Varios cuentos de la antología que Crisanto extravió dos veces ya han sido publicados, por cierto. Por gente seria. Que sí lee lo que le envían. Que selecciona. Que nunca me pidieron ni un euro de madera a cambio de dar al tórculo mis textos.
«¡Mama, que man publicao!»
Con el tiempo he llegado a la conclusión de que, en realidad, este pobre cabrón de Crisanto Comemiérdez no sabía realmente nada de escritores, y este artículo de Paratroopersdon'tdie lo prueba.

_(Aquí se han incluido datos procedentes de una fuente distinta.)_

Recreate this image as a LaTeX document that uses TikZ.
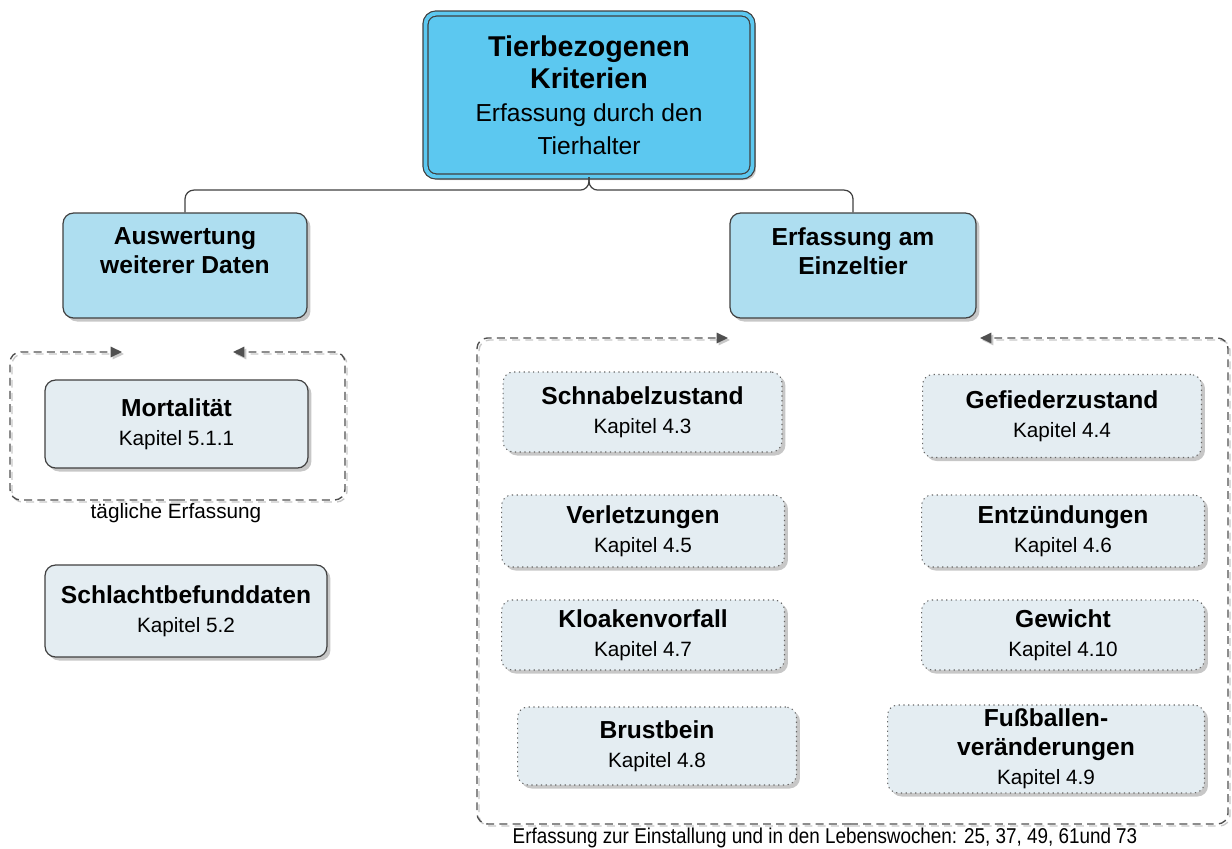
\documentclass[tikz,border=0pt]{standalone}
\usepackage{fontspec}
\setmainfont{Liberation Sans}
\newfontfamily\narrowfont[FakeStretch=0.88]{Liberation Sans}
\usepackage{xcolor}
\usetikzlibrary{arrows.meta,shadows}
\definecolor{topblue}{RGB}{92,200,240}
\definecolor{midblue}{RGB}{174,222,240}
\definecolor{itemgray}{RGB}{228,237,242}
\definecolor{linegray}{RGB}{64,64,64}
\definecolor{framegray}{RGB}{80,80,80}
\definecolor{frameshade}{RGB}{200,200,200}
\newcommand{\kap}[1]{{\fontsize{11.8}{14}\selectfont Kapitel~#1}}
\newcommand{\hd}[1]{{\fontsize{16.3}{18.8}\selectfont\bfseries #1}}

\begin{document}
\begin{tikzpicture}[x=0.02cm, y=-0.02cm,
  font=\fontsize{14}{16.5}\selectfont,
  shadowed/.style={drop shadow={shadow xshift=2pt, shadow yshift=-2pt, fill=black!22, opacity=1}},
  box/.style={draw=linegray, line width=0.7pt, rounded corners=6pt, align=center, inner sep=0pt, shadowed},
  head/.style={box, fill=topblue, double=topblue, double distance=2.2pt, line width=0.7pt,
    font=\fontsize{14}{18.6}\selectfont},
  group/.style={box, fill=midblue, font=\fontsize{14}{16.5}\selectfont\bfseries},
  item/.style={box, fill=itemgray},
  crit/.style={box, fill=itemgray, draw=black!60, dotted, line width=0.6pt},
  frame/.style={line width=0.8pt, dash pattern=on 4.5pt off 3pt, rounded corners=6pt,
    -{Triangle[length=6.5pt, width=6pt]}},
  note/.style={font=\fontsize{11.8}{14}\selectfont, inner sep=0pt}]
  \useasboundingbox (0,0) rectangle (1232,849);
  % root
  \node[head, minimum width=6.54cm, minimum height=3.26cm] (root) at (589,95)
    {\hd{Tierbezogenen}\\\hd{Kriterien}\\Erfassung durch den\\Tierhalter};
  % second level
  \node[group, minimum width=4.88cm, minimum height=2.10cm] (ausw) at (185,265.5) {Auswertung\\weiterer Daten\\~};
  \node[group, minimum width=4.92cm, minimum height=2.10cm] (einz) at (853,265.5) {Erfassung am\\Einzeltier\\~};
  \draw[linegray, line width=0.7pt, rounded corners=5pt] (root.south) -- ++(0,13) -| (ausw.north);
  \draw[linegray, line width=0.7pt, rounded corners=5pt] (root.south) -- ++(0,13) -| (einz.north);
  % further data
  \node[item, minimum width=5.26cm, minimum height=1.76cm] (mort) at (176.5,424) {\textbf{Mortalität}\\\kap{5.1.1}};
  \node[item, minimum width=5.64cm, minimum height=1.84cm] (schl) at (186,611) {\textbf{Schlachtbefunddaten}\\\kap{5.2}};
  % single animal
  \node[crit, minimum width=5.58cm, minimum height=1.60cm] (schn) at (642.5,412) {\textbf{Schnabelzustand}\\\kap{4.3}};
  \node[crit, minimum width=5.58cm, minimum height=1.66cm] (gef) at (1062,416) {\textbf{Gefiederzustand}\\\kap{4.4}};
  \node[crit, minimum width=5.66cm, minimum height=1.44cm] (verl) at (643,531) {\textbf{Verletzungen}\\\kap{4.5}};
  \node[crit, minimum width=5.66cm, minimum height=1.44cm] (entz) at (1063,531) {\textbf{Entzündungen}\\\kap{4.6}};
  \node[crit, minimum width=5.66cm, minimum height=1.40cm] (kloa) at (643,635) {\textbf{Kloakenvorfall}\\\kap{4.7}};
  \node[crit, minimum width=5.66cm, minimum height=1.40cm] (gew) at (1063,635) {\textbf{Gewicht}\\\kap{4.10}};
  \node[crit, minimum width=5.58cm, minimum height=1.56cm] (brust) at (657,746) {\textbf{Brustbein}\\\kap{4.8}};
  \node[crit, minimum width=6.34cm, minimum height=1.76cm] (fuss) at (1046,749) {\textbf{Fußballen-}\\\textbf{veränderungen}\\\kap{4.9}};
  % cycle frames
  \foreach \s/\c in {2/frameshade, 0/framegray} {
    \draw[frame, draw=\c, shift={(\s,\s)}] (177,500) -| (10,352) -- (122,352);
    \draw[frame, draw=\c, shift={(\s,\s)}] (177,500) -| (345,352) -- (233,352);
    \draw[frame, draw=\c, shift={(\s,\s)}] (850,824) -| (477,338) -- (728,338);
    \draw[frame, draw=\c, shift={(\s,\s)}] (850,824) -| (1228,338) -- (980,338);
  }
  \node[note] (daily) at (176,513) {tägliche Erfassung};
  \node[note, font=\narrowfont\fontsize{12.2}{14}\selectfont, anchor=base] (weeks) at (825,843)
    {Erfassung zur Einstallung und in den Lebenswochen: 25, 37, 49, 61und 73};
\end{tikzpicture}
\end{document}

Está claro que nadie se lo dijo.
Pero no quiero que me malinterpretes: le estoy muy agradecido a Crisanto y a Ediciones Pichapuerta, ese papel atrapamoscas de su invención donde lamento constatar que cayeron atrapados algunos ingenuos escritores.

Porque desde que Crisanto intentó metérmela doblada nadie más me la ha vuelto a jugar en el mundillo editorial, y si alguna vez me he dejado engañar, lo he hecho muy conscientemente, empeñado en comprobar hasta dónde llegaba la honestidad de la persona o empresa que, estaba seguro de ello y lamentablemente hasta la fecha no me he equivocado nunca, se disponía a sodomizarme.

Gracias, Crisanto. Gracias de corazón.

Espero que un día en el desayuno sólo te queden café torrefacto y ensaimadas rancias, y te las tomes con asco, y te sienten como un tiro, y saliendo por la puerta de casa te de cagalera y sueltes lo que tengas entre manos, y llegues al vater corriendo, con los pantalones ya en los tobillos, el zurullo asomando y una mancha marrón en los Calvin Klein, y, con las prisas por no cagarte en el suelo, te sientes demasiado rápido en el vater y te cojas el escroto a contrapelo y, de la fuerza del impacto y la propia masa de tu cuerpo, te exploten los dos cojones. 

De corazón. 

La injustificada y absolutamente gratuita foto de nuestra musa.
(Por cierto, el año pasado tuve la exquisita experiencia de constatar que, tal y como siempre había sospechado, a Planeta, Plaza & Janés y Ediciones B, mis libros les importan lo que se dice tres mierdas.)

(Probablemente porque mis libros, como el tuyo, no son más que mierda.)